Description of the task: Return, exactly as written, the lines that start at the one holding "Write a Python" and end at the one holding "edgecolor=color, linewidth=0.3, zorder=z))", with both of those lines kept. Skip any pictures.

Entries supplied:
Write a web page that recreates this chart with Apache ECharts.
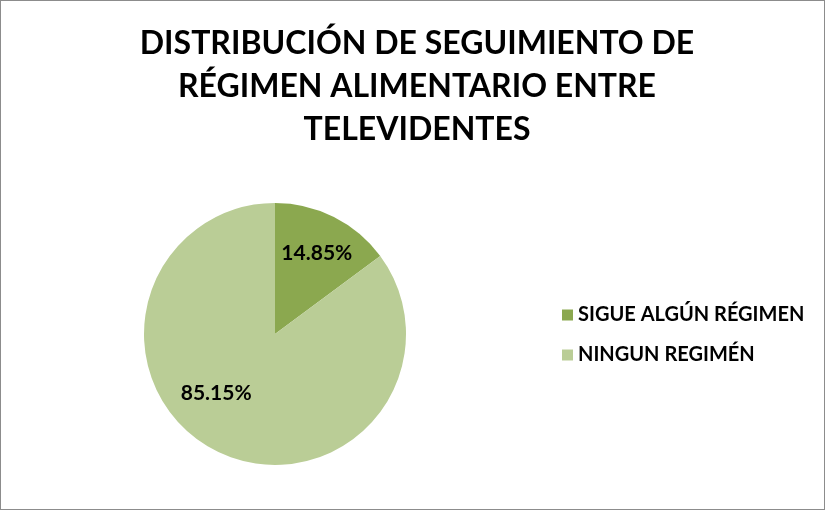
<!DOCTYPE html>
<html lang="es">
<head>
    <title>pie</title>
    <meta charset="utf-8">
    <style>
        html, body { margin: 0; padding: 0; background: #fff; }
        #main { position: absolute; left: 0; top: 0; width: 823px; height: 508px; border: 1px solid #8c8c8c; }
    </style>
</head>
<body>
<script type="text/javascript" src="https://cdn.jsdelivr.net/npm/echarts@6/dist/echarts.min.js"></script>
<div id="main"></div>
<script type="text/javascript">
    var categories = ['SIGUE ALGÚN RÉGIMEN', 'NINGUN REGIMÉN'];
    var values = [14.85, 85.15];
    var colors = ['#8ba84f', '#bacd96'];
    var labelOffsets = [[11, -20], [-28, -2]]; // mueve las etiquetas como en Excel

    var myChart = echarts.init(document.getElementById('main'));
    var data = [];
    for (var i = 0; i < categories.length; i++) {
        data.push({
            name: categories[i],
            value: values[i],
            itemStyle: { color: colors[i] },
            label: { offset: labelOffsets[i] }
        });
    }
    var font = 'Lato, "Open Sans", sans-serif';
    var option = {
        animation: false,
        title: {
            text: 'DISTRIBUCIÓN DE SEGUIMIENTO DE\nRÉGIMEN ALIMENTARIO ENTRE\nTELEVIDENTES',
            left: 411,
            textAlign: 'center',
            top: 16,
            textStyle: {
                fontFamily: font,
                fontWeight: 'bold',
                fontSize: 32,
                lineHeight: 43,
                color: '#000'
            }
        },
        legend: {
            orient: 'vertical',
            left: 556,
            top: 299,
            itemWidth: 11,
            itemHeight: 11,
            itemGap: 20,
            icon: 'rect',
            data: categories,
            textStyle: {
                fontFamily: font,
                fontWeight: 'bold',
                fontSize: 20,
                color: '#000'
            }
        },
        series: [{
            type: 'pie',
            center: [274, 333],
            radius: 131,
            startAngle: 90,
            clockwise: true,
            silent: true,
            data: data,
            label: {
                show: true,
                position: 'inside',
                formatter: function (p) { return p.value.toFixed(2) + '%'; },
                fontFamily: font,
                fontWeight: 'bold',
                fontSize: 21,
                color: '#000'
            },
            labelLine: { show: false },
            itemStyle: { borderWidth: 0 }
        }]
    };
    myChart.setOption(option);
</script>
</body>
</html>
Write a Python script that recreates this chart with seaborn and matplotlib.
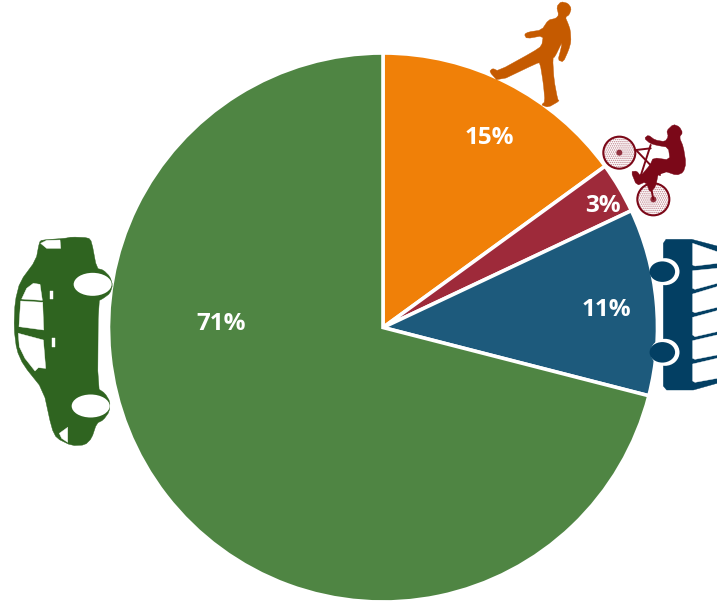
import matplotlib
matplotlib.use("Agg")
import matplotlib.pyplot as plt
import seaborn as sns
from matplotlib.patches import Polygon, Ellipse, Circle

# Share of trips by travel mode, clockwise from twelve o'clock
modes = ["Walking", "Cycling", "Public transport", "Car"]
shares = [15, 3, 11, 71]
wedge_colors = ["#F08008", "#9E2A3A", "#1D5A7C", "#4F8543"]
icon_colors = ["#C55A00", "#7B0818", "#033F63", "#2F6420"]

# Label anchors in pie units
label_xy = [(0.386, 0.690), (0.803, 0.442), (0.814, 0.062), (-0.588, 0.014)]

W, H = 717, 604
CX, CY, R = 383.0, 327.5, 274.5

sns.set_theme(style="white")
plt.rcParams["font.family"] = ["Open Sans", "DejaVu Sans"]
plt.rcParams["hatch.linewidth"] = 0.7

fig = plt.figure(figsize=(W / 100, H / 100), dpi=100, facecolor="white")
ax = fig.add_axes([(CX - R) / W, (H - CY - R) / H, 2 * R / W, 2 * R / H])
ax.pie(shares, colors=sns.color_palette(wedge_colors), startangle=90, counterclock=False,
       radius=1.0, wedgeprops=dict(edgecolor="white", linewidth=2.6))
ax.set_xlim(-1, 1)
ax.set_ylim(-1, 1)
ax.set_aspect("equal")
for value, (x, y) in zip(shares, label_xy):
    ax.text(x, y, f"{value}%", color="white", fontsize=17.5, fontweight="bold",
            ha="center", va="center")

# Pictograms sit on a pixel-addressed overlay
ov = fig.add_axes([0, 0, 1, 1], facecolor="none")
ov.set_xlim(0, W)
ov.set_ylim(H, 0)
ov.axis("off")


def scaled(points, ox, oy):
    return [(ox + x / 3, oy + y / 3) for x, y in points]


def rounded(points, passes=1):
    # Corner cutting softens the silhouettes
    for _ in range(passes):
        out = []
        n = len(points)
        for i in range(n):
            (x0, y0), (x1, y1) = points[i], points[(i + 1) % n]
            out.append((0.8 * x0 + 0.2 * x1, 0.8 * y0 + 0.2 * y1))
            out.append((0.2 * x0 + 0.8 * x1, 0.2 * y0 + 0.8 * y1))
        points = out
    return points


def shape(points, ox, oy, color, z=2):
    ov.add_patch(Polygon(scaled(points, ox, oy), closed=True, facecolor=color,
                         edgecolor=color, linewidth=0.3, zorder=z))


# Pedestrian
walker = [(230, 20), (243, 5), (264, 10), (274, 25), (268, 44), (256, 52), (264, 70), (271, 90),
          (273, 125), (266, 150), (250, 186), (234, 180), (242, 150), (247, 125),
          (225, 170), (218, 175), (222, 240), (233, 298), (238, 303), (205, 322), (184, 315),
          (195, 305), (190, 250), (180, 188), (170, 190), (55, 245), (28, 215), (38, 205),
          (55, 213), (160, 155), (185, 138), (190, 107), (140, 116), (133, 103), (145, 96),
          (185, 90), (205, 60), (228, 55), (236, 45)]
shape(rounded(walker), 480, 0, icon_colors[0])

# Cyclist
rider = [(560, 392), (580, 373), (598, 380), (608, 398), (598, 412), (610, 440), (618, 490),
         (610, 517), (590, 526), (555, 514), (535, 520), (527, 560), (510, 578), (498, 545),
         (470, 557), (453, 515), (470, 513), (482, 528), (510, 495), (520, 473), (570, 480),
         (565, 442), (530, 436), (510, 430), (493, 415), (505, 405), (525, 420), (555, 425),
         (565, 410)]
shape(rounded(rider), 480, 0, icon_colors[1], z=4)
for cx, cy in [(418, 458), (520, 598)]:
    centre = (480 + cx / 3, cy / 3)
    ov.add_patch(Circle(centre, 15.5, facecolor="white", edgecolor="#BC7C86",
                        hatch="........", linewidth=0, zorder=2))
    ov.add_patch(Circle(centre, 16.0, facecolor="none", edgecolor=icon_colors[1],
                        linewidth=1.5, zorder=3))
    ov.add_patch(Circle(centre, 3.0, facecolor=icon_colors[1], edgecolor="none", alpha=0.8, zorder=3))
for seg in [[(468, 450), (512, 445)], [(512, 435), (478, 540)], [(478, 540), (555, 515)],
            [(505, 520), (520, 598)], [(468, 450), (540, 525)]]:
    xs, ys = zip(*scaled(seg, 480, 0))
    ov.plot(xs, ys, color=icon_colors[1], lw=1.4, zorder=3, solid_capstyle="round")

# Bus, front on, running off the right-hand edge
bus_ox, bus_oy = 600, 220
bus = [(190, 70), (198, 58), (275, 58), (351, 78), (351, 490), (280, 510), (200, 510), (190, 498)]
shape(bus, bus_ox, bus_oy, icon_colors[2])
panes = [[(278, 70), (351, 95), (351, 130), (285, 138), (278, 135)],
         [(278, 152), (351, 145), (351, 190), (285, 208), (278, 205)],
         [(278, 222), (351, 200), (351, 262), (285, 278), (278, 275)],
         [(278, 292), (351, 272), (351, 335), (285, 350), (278, 345)],
         [(278, 362), (351, 345), (351, 405), (285, 418), (278, 415)],
         [(278, 432), (351, 415), (351, 475), (285, 487), (278, 483)]]
for pane in panes:
    shape(pane, bus_ox, bus_oy, "white", z=3)
for cy in (155, 397):
    # White halo shows only on the bus side of each wheel
    ov.add_patch(Ellipse((bus_ox + 195 / 3, bus_oy + cy / 3), 29, 27, facecolor="white",
                         edgecolor="none", zorder=4))
    ov.add_patch(Ellipse((bus_ox + 187 / 3, bus_oy + cy / 3), 25.5, 20.5, facecolor=icon_colors[2],
                         edgecolor="none", zorder=5))

# Car, seen from the side and standing on its nose
car_ox, car_oy = 0, 225
car = [(118, 52), (125, 45), (195, 40), (215, 36), (265, 38), (275, 50), (290, 130), (310, 135),
       (330, 155), (338, 180), (330, 205), (310, 220), (295, 228), (293, 490), (315, 505),
       (330, 530), (328, 560), (310, 585), (290, 595), (275, 640), (255, 660), (215, 662),
       (170, 640), (155, 610), (130, 495), (70, 420), (50, 375), (42, 310), (45, 230),
       (60, 170), (108, 105)]
shape(rounded(car), car_ox, car_oy, icon_colors[3])
car_glass = [[(65, 222), (80, 190), (100, 175), (120, 178), (127, 226)],
             [(62, 228), (128, 232), (131, 315), (57, 305)],
             [(55, 325), (130, 345), (137, 430), (115, 428), (105, 438), (75, 400), (58, 365)],
             [(151, 197), (158, 197), (158, 223), (151, 223)],
             [(156, 340), (164, 340), (164, 365), (156, 365)],
             [(122, 55), (140, 46), (180, 45), (182, 70), (140, 70)],
             [(178, 625), (203, 607), (203, 652), (185, 640)]]
for pane in car_glass:
    shape(pane, car_ox, car_oy, "white", z=3)
for ex, ey in [(278, 178), (272, 543)]:
    ov.add_patch(Ellipse((car_ox + ex / 3, car_oy + ey / 3), 38, 23, facecolor="white",
                         edgecolor="none", zorder=3))

fig.savefig("out.png", dpi=100, facecolor="white")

Task result:
Write a Python script that recreates this chart with seaborn and matplotlib.
import matplotlib
matplotlib.use("Agg")
import matplotlib.pyplot as plt
import seaborn as sns
from matplotlib.patches import Polygon, Ellipse, Circle

# Share of trips by travel mode, clockwise from twelve o'clock
modes = ["Walking", "Cycling", "Public transport", "Car"]
shares = [15, 3, 11, 71]
wedge_colors = ["#F08008", "#9E2A3A", "#1D5A7C", "#4F8543"]
icon_colors = ["#C55A00", "#7B0818", "#033F63", "#2F6420"]

# Label anchors in pie units
label_xy = [(0.386, 0.690), (0.803, 0.442), (0.814, 0.062), (-0.588, 0.014)]

W, H = 717, 604
CX, CY, R = 383.0, 327.5, 274.5

sns.set_theme(style="white")
plt.rcParams["font.family"] = ["Open Sans", "DejaVu Sans"]
plt.rcParams["hatch.linewidth"] = 0.7

fig = plt.figure(figsize=(W / 100, H / 100), dpi=100, facecolor="white")
ax = fig.add_axes([(CX - R) / W, (H - CY - R) / H, 2 * R / W, 2 * R / H])
ax.pie(shares, colors=sns.color_palette(wedge_colors), startangle=90, counterclock=False,
       radius=1.0, wedgeprops=dict(edgecolor="white", linewidth=2.6))
ax.set_xlim(-1, 1)
ax.set_ylim(-1, 1)
ax.set_aspect("equal")
for value, (x, y) in zip(shares, label_xy):
    ax.text(x, y, f"{value}%", color="white", fontsize=17.5, fontweight="bold",
            ha="center", va="center")

# Pictograms sit on a pixel-addressed overlay
ov = fig.add_axes([0, 0, 1, 1], facecolor="none")
ov.set_xlim(0, W)
ov.set_ylim(H, 0)
ov.axis("off")


def scaled(points, ox, oy):
    return [(ox + x / 3, oy + y / 3) for x, y in points]


def rounded(points, passes=1):
    # Corner cutting softens the silhouettes
    for _ in range(passes):
        out = []
        n = len(points)
        for i in range(n):
            (x0, y0), (x1, y1) = points[i], points[(i + 1) % n]
            out.append((0.8 * x0 + 0.2 * x1, 0.8 * y0 + 0.2 * y1))
            out.append((0.2 * x0 + 0.8 * x1, 0.2 * y0 + 0.8 * y1))
        points = out
    return points


def shape(points, ox, oy, color, z=2):
    ov.add_patch(Polygon(scaled(points, ox, oy), closed=True, facecolor=color,
                         edgecolor=color, linewidth=0.3, zorder=z))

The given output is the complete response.